Recognize Human Firewalls: Every team member is a firewall. Train your staff to recognize attacks and empower them to stop threats before damage is done.

Establish Annual Security Awareness Training: Implement regular security awareness training to increase staff’s awareness of potential red flags.

Conduct Assessment and Feedback: Run post-training tests or surveys to gauge staff’s understanding and the effectiveness of the training.

Implement Your Own Phishing Campaigns: Launch phishing campaigns to raise staff awareness of social engineering tactics.

Give Remedial Training: After the phishing tests, provide additional training for those who fail. Adjust the campaign cadence based on results.

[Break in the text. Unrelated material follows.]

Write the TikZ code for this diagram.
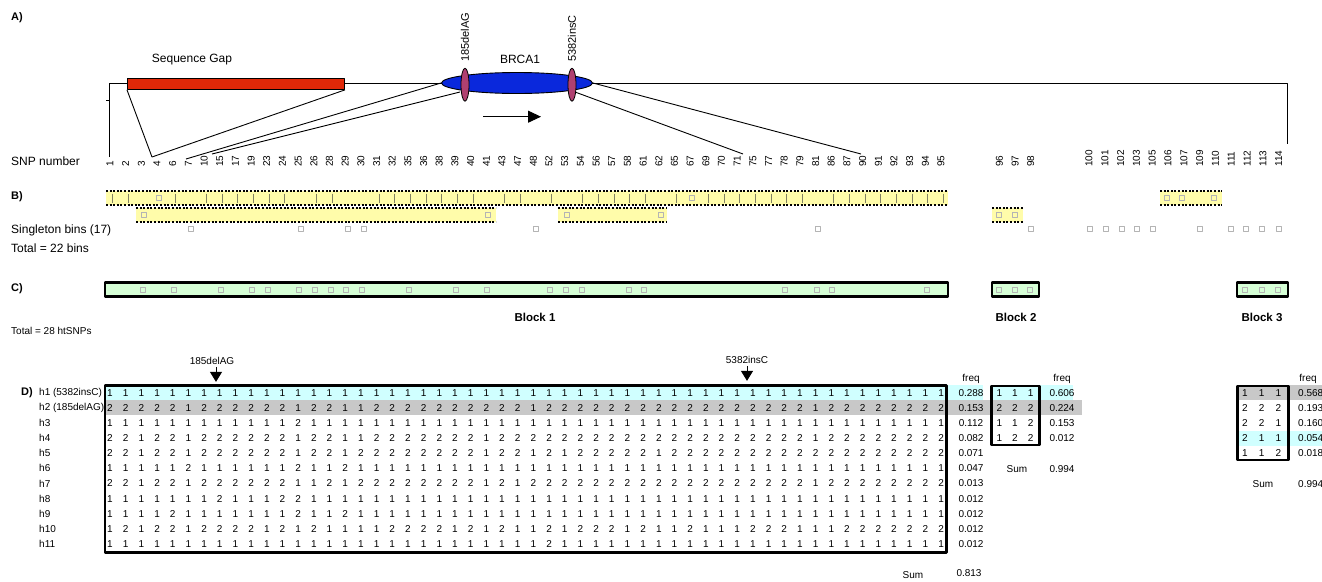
\documentclass[tikz,border=0pt]{standalone}
\usepackage{fontspec}
\setmainfont{Liberation Sans}
\usetikzlibrary{arrows.meta,shapes.geometric}
\definecolor{gapred}{RGB}{224,40,8}
\definecolor{geneblue}{RGB}{10,40,220}
\definecolor{mutmauve}{RGB}{176,64,112}
\definecolor{binyellow}{RGB}{255,252,170}
\definecolor{blockgreen}{RGB}{214,255,214}
\definecolor{hlcyan}{RGB}{208,255,255}
\definecolor{hlgray}{RGB}{200,200,200}
\definecolor{sqgray}{RGB}{180,180,180}
\definecolor{tickgray}{RGB}{130,130,100}
\tikzset{
  lbl/.style={font=\fontsize{12}{14}\selectfont,anchor=west,inner sep=0pt},
  panel/.style={font=\fontsize{11}{13}\selectfont\bfseries,anchor=west,inner sep=0pt},
  snplbl/.style={font=\fontsize{10}{12}\selectfont,rotate=90,anchor=west,inner sep=0pt},
  mutlbl/.style={font=\fontsize{11}{13}\selectfont,rotate=90,anchor=west,inner sep=0pt},
  tagsq/.style={draw=sqgray,line width=0.7pt,minimum size=5pt,inner sep=0pt},
  dotline/.style={line width=2pt,dash pattern=on 2pt off 1.6pt},
  blockbox/.style={draw,line width=2.5pt,fill=blockgreen},
  cell/.style={inner sep=0pt},
  blocklbl/.style={font=\fontsize{11.5}{13}\selectfont\bfseries,inner sep=0pt},
  mutarrow/.style={line width=1pt,-{Triangle[length=10pt,width=12pt]}},
}
\begin{document}
\begin{tikzpicture}[x=1pt,y=-1pt,line join=round,font=\fontsize{10}{12}\selectfont]
\useasboundingbox (0,0) rectangle (1322,581);
% A) BRCA1 map
\node[panel] (pA) at (11,18) {A)};
\node[lbl] (snpno) at (11,161) {SNP number};
\foreach \n [count=\c] in {1,2,3,4,6,7,10,15,17,19,23,24,25,26,28,29,30,31,32,35,36,38,39,40,41,43,47,48,52,53,54,56,57,58,61,62,65,67,69,70,71,75,77,78,79,81,86,87,90,91,92,93,94,95}
  \node[snplbl] (s\n) at ({110+(\c-1)*15.68},167) {\n};
\foreach \n [count=\c] in {96,97,98}
  \node[snplbl] (s\n) at ({999.5+(\c-1)*15.6},167) {\n};
\foreach \n [count=\c] in {100,101,102,103,105,106,107,109,110,111,112,113,114}
  \node[snplbl] (s\n) at ({1089+(\c-1)*15.8},167) {\n};
\draw[line width=0.9pt] (109,157) -- (109,83) -- (1287,83) -- (1287,144);
\draw[line width=0.6pt] (106,100) -- (109,100);
\node[draw,line width=0.9pt,fill=gapred,minimum width=217pt,minimum height=10.7pt,inner sep=0pt,anchor=north west] (gap) at (127,78.3) {};
\node[font=\fontsize{12}{14}\selectfont] (gaplbl) at (192,60) {Sequence Gap};
\coordinate (gapend) at (152,157);
\draw[line width=0.9pt] (gap.south west) -- (gapend) -- (gap.south east);
\coordinate (del185low) at (460,92);
\coordinate (ins5382low) at (575,92);
\coordinate (endA) at (186,159);
\coordinate (endB) at (212,154);
\coordinate (endC) at (743,154);
\coordinate (endD) at (861,154);
\node[ellipse,draw,line width=0.9pt,fill=geneblue,minimum width=151pt,minimum height=21pt,inner sep=0pt] (brca) at (517,83) {};
\draw[line width=0.9pt] (brca.west) -- (endA);
\draw[line width=0.9pt] (del185low) -- (endB);
\draw[line width=0.9pt] (ins5382low) -- (endC);
\draw[line width=0.9pt] (brca.east) -- (endD);
\node[font=\fontsize{12}{14}\selectfont] (brcalbl) at (520,59) {BRCA1};
\node[ellipse,draw,line width=0.8pt,fill=mutmauve,minimum width=8pt,minimum height=33pt,inner sep=0pt] (del185) at (465,84.7) {};
\node[ellipse,draw,line width=0.8pt,fill=mutmauve,minimum width=8pt,minimum height=33pt,inner sep=0pt] (ins5382) at (572,84.7) {};
\node[mutlbl] (del185lbl) at ([yshift=6pt]del185.north) {185delAG};
\node[mutlbl] (ins5382lbl) at ([yshift=6pt]ins5382.north) {5382insC};
\coordinate (dirA) at (483,116.7);
\coordinate (dirB) at (541,116.7);
\draw[line width=1pt,-{Triangle[length=13pt,width=12pt]}] (dirA) -- (dirB);
% B) bins
\node[panel] (pB) at (11,197) {B)};
\node[lbl] (single) at (11,230) {Singleton bins (17)};
\node[lbl] (nbins) at (11,248) {Total = 22 bins};
\foreach \xa/\xb/\ya/\yb in {106/948/191/205,136/496/207.7/222,558/667/207.7/222,992/1023/207.7/222,1160/1222/191/205}{
  \fill[binyellow] (\xa,\ya) rectangle (\xb,\yb);
  \draw[dotline] (\xa,\ya) -- (\xb,\ya) (\xa,\yb) -- (\xb,\yb);}
\foreach \i in {1,2,5,7,8,9,10,11,12,14,15,18,19,20,21,22,23,24,26,27,29,31,32,33,34,35,37,39,40,41,42,43,44,45,47,48,49,50,51,52,53,54}
  \draw[tickgray,line width=1pt] ({112.5+(\i-1)*15.68},193.5) -- ++(0,9);
\foreach \i in {4,38}
  \node[tagsq] (bt\i) at ({112+(\i-1)*15.68},197.5) {};
\foreach \i in {3,25,30,36}
  \node[tagsq] (bm\i) at ({112+(\i-1)*15.68},214.5) {};
\foreach \x in {999,1015}
  \node[tagsq] (bm\x) at (\x,214.5) {};
\foreach \x in {1167,1182,1214}
  \node[tagsq] (bt\x) at (\x,197.5) {};
\foreach \i in {6,13,16,17,28,46}
  \node[tagsq] (bs\i) at ({112.5+(\i-1)*15.68},229) {};
\foreach \x in {1031,1090,1106,1122,1137,1153,1200,1231,1246,1262,1279}
  \node[tagsq] (bs\x) at (\x,229) {};
% C) blocks
\node[panel] (pC) at (11,289) {C)};
\draw[blockbox] (105,282.3) rectangle (948,296.7);
\draw[blockbox] (992,282.3) rectangle (1039,296.7);
\draw[blockbox] (1237,282.3) rectangle (1288,296.7);
\foreach \i in {3,5,8,10,11,13,14,15,16,17,20,23,25,29,30,31,34,35,44,46,47,53}
  \node[tagsq] (c\i) at ({111+(\i-1)*15.68},289.5) {};
\foreach \x in {999,1015,1030,1245,1261.7,1278}
  \node[tagsq] (c\x) at (\x,289.5) {};
\node[blocklbl] (blk1) at (535,317) {Block 1};
\node[blocklbl] (blk2) at (1016,317) {Block 2};
\node[blocklbl] (blk3) at (1262,317) {Block 3};
\node[font=\fontsize{10}{12}\selectfont,anchor=west,inner sep=0pt] (nht) at (11,331) {Total = 28 htSNPs};
% D) haplotypes
\node[panel] (pD) at (21,393) {D)};
\fill[hlcyan] (105,385.1) rectangle (983,400.3);
\fill[hlgray] (105,400.3) rectangle (1082,415.4);
\fill[hlcyan] (992,385.1) rectangle (1073,400.3);
\fill[hlgray] (1237,385.1) rectangle (1322,400.3);
\fill[hlcyan] (1237,430.5) rectangle (1322,445.6);
\foreach \row [count=\r] in {
 {1,1,1,1,1,1,1,1,1,1,1,1,1,1,1,1,1,1,1,1,1,1,1,1,1,1,1,1,1,1,1,1,1,1,1,1,1,1,1,1,1,1,1,1,1,1,1,1,1,1,1,1,1,1},
 {2,2,2,2,2,1,2,2,2,2,2,2,1,2,2,1,1,2,2,2,2,2,2,2,2,2,2,1,2,2,2,2,2,2,2,2,2,2,2,2,2,2,2,2,2,1,2,2,2,2,2,2,2,2},
 {1,1,1,1,1,1,1,1,1,1,1,1,2,1,1,1,1,1,1,1,1,1,1,1,1,1,1,1,1,1,1,1,1,1,1,1,1,1,1,1,1,1,1,1,1,1,1,1,1,1,1,1,1,1},
 {2,2,1,2,2,1,2,2,2,2,2,2,1,2,2,1,1,2,2,2,2,2,2,2,1,2,2,2,2,2,2,2,2,2,2,2,2,2,2,2,2,2,2,2,2,1,2,2,2,2,2,2,2,2},
 {2,2,1,2,2,1,2,2,2,2,2,2,1,2,2,1,2,2,2,2,2,2,2,2,1,2,2,1,2,1,2,2,2,2,2,1,2,2,2,2,2,2,2,2,2,2,2,2,2,2,2,2,2,2},
 {1,1,1,1,1,2,1,1,1,1,1,1,2,1,1,2,1,1,1,1,1,1,1,1,1,1,1,1,1,1,1,1,1,1,1,1,1,1,1,1,1,1,1,1,1,1,1,1,1,1,1,1,1,1},
 {2,2,1,2,2,1,2,2,2,2,2,2,1,1,2,1,2,2,2,2,2,2,2,2,1,2,1,2,2,2,2,2,2,2,2,2,2,2,2,2,2,2,2,2,2,1,2,2,2,2,2,2,2,2},
 {1,1,1,1,1,1,1,2,1,1,1,2,2,1,1,1,1,1,1,1,1,1,1,1,1,1,1,1,1,1,1,1,1,1,1,1,1,1,1,1,1,1,1,1,1,1,1,1,1,1,1,1,1,1},
 {1,1,1,1,2,1,1,1,1,1,1,1,2,1,1,2,1,1,1,1,1,1,1,1,1,1,1,1,1,1,1,1,1,1,1,1,1,1,1,1,1,1,1,1,1,1,1,1,1,1,1,1,1,1},
 {1,2,1,2,2,1,2,2,2,2,1,2,1,2,1,1,1,1,2,2,2,2,1,2,1,2,1,1,2,1,2,2,2,1,2,1,1,2,1,1,1,2,2,2,1,1,1,2,2,2,2,2,2,2},
 {1,1,1,1,1,1,1,1,1,1,1,1,1,1,1,1,1,1,1,1,1,1,1,1,1,1,1,1,2,1,1,1,1,1,1,1,1,1,1,1,1,1,1,1,1,1,1,1,1,1,1,1,1,1}}
  \foreach \v [count=\c] in \row
    \node[cell] (d\r-\c) at ({110+(\c-1)*15.68},{392.7+(\r-1)*15.13}) {\v};
\foreach \h/\f [count=\r] in {h1 (5382insC)/0.288,h2 (185delAG)/0.153,h3/0.112,h4/0.082,h5/0.071,h6/0.047,h7/0.013,h8/0.012,h9/0.012,h10/0.012,h11/0.012}{
  \node[cell,anchor=west] (h\r) at (39,{392.7+(\r-1)*15.13}) {\h};
  \node[cell] (f\r) at (971,{392.7+(\r-1)*15.13}) {\f};}
\draw[line width=2.5pt] (105,385.7) rectangle (946.7,552.3);
\node[cell] (freq1) at (971,379) {freq};
\node[cell] (sum1) at (913,575) {Sum};
\node[cell] (tot1) at (969,573) {0.813};
\node[cell] (del185t) at (212,361) {185delAG};
\node[cell] (ins5382t) at (747,360) {5382insC};
\draw[mutarrow] ([xshift=4pt,yshift=-2pt]del185t.south) -- ++(0,15);
\draw[mutarrow] ([yshift=-2pt]ins5382t.south) -- ++(0,15);
% block 2
\foreach \a/\b/\c/\f [count=\r] in {1/1/1/0.606,2/2/2/0.224,1/1/2/0.153,1/2/2/0.012}{
  \node[cell] (e\r-1) at (999.3,{392.7+(\r-1)*15}) {\a};
  \node[cell] (e\r-2) at (1015,{392.7+(\r-1)*15}) {\b};
  \node[cell] (e\r-3) at (1030.7,{392.7+(\r-1)*15}) {\c};
  \node[cell] (g\r) at (1062,{392.7+(\r-1)*15}) {\f};}
\draw[line width=2.5pt] (991.7,386) rectangle (1039.3,445);
\node[cell] (freq2) at (1062,379) {freq};
\node[cell] (sum2) at (1017,469) {Sum};
\node[cell] (tot2) at (1062,469) {0.994};
% block 3
\foreach \a/\b/\c/\f [count=\r] in {1/1/1/0.568,2/2/2/0.193,2/2/1/0.160,2/1/1/0.054,1/1/2/0.018}{
  \node[cell] (k\r-1) at (1245,{392.7+(\r-1)*15}) {\a};
  \node[cell] (k\r-2) at (1261.7,{392.7+(\r-1)*15}) {\b};
  \node[cell] (k\r-3) at (1278.3,{392.7+(\r-1)*15}) {\c};
  \node[cell,anchor=west] (m\r) at (1298,{392.7+(\r-1)*15}) {\f};}
\draw[line width=2.5pt] (1237.3,386) rectangle (1288.3,460);
\node[cell] (freq3) at (1308,379) {freq};
\node[cell] (sum3) at (1263,484) {Sum};
\node[cell,anchor=west] (tot3) at (1298,484) {0.994};
\end{tikzpicture}
\end{document}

Run Incident Response Testing: Regularly test your incident response, business continuity and disaster recovery plans to identify issues and technical problems.

Hold Tabletop Exercises: Simulate cyber events with tabletop exercises to prepare staff for real-world scenarios. Use feedback from staff to refine the process.

Educating employees about cybersecurity threats is no longer optional; it’s a necessity for law firms. As the adage goes, “an ounce of prevention is worth a pound of cure.” The costs of a cyberattack, both in terms of financial losses and reputational damage, are far greater than the investment required to educate and prepare your staff.

Remember: It is the law firms that proactively train and educate their employees that stand a better chance of preventing, mitigating and recovering from cyberattacks.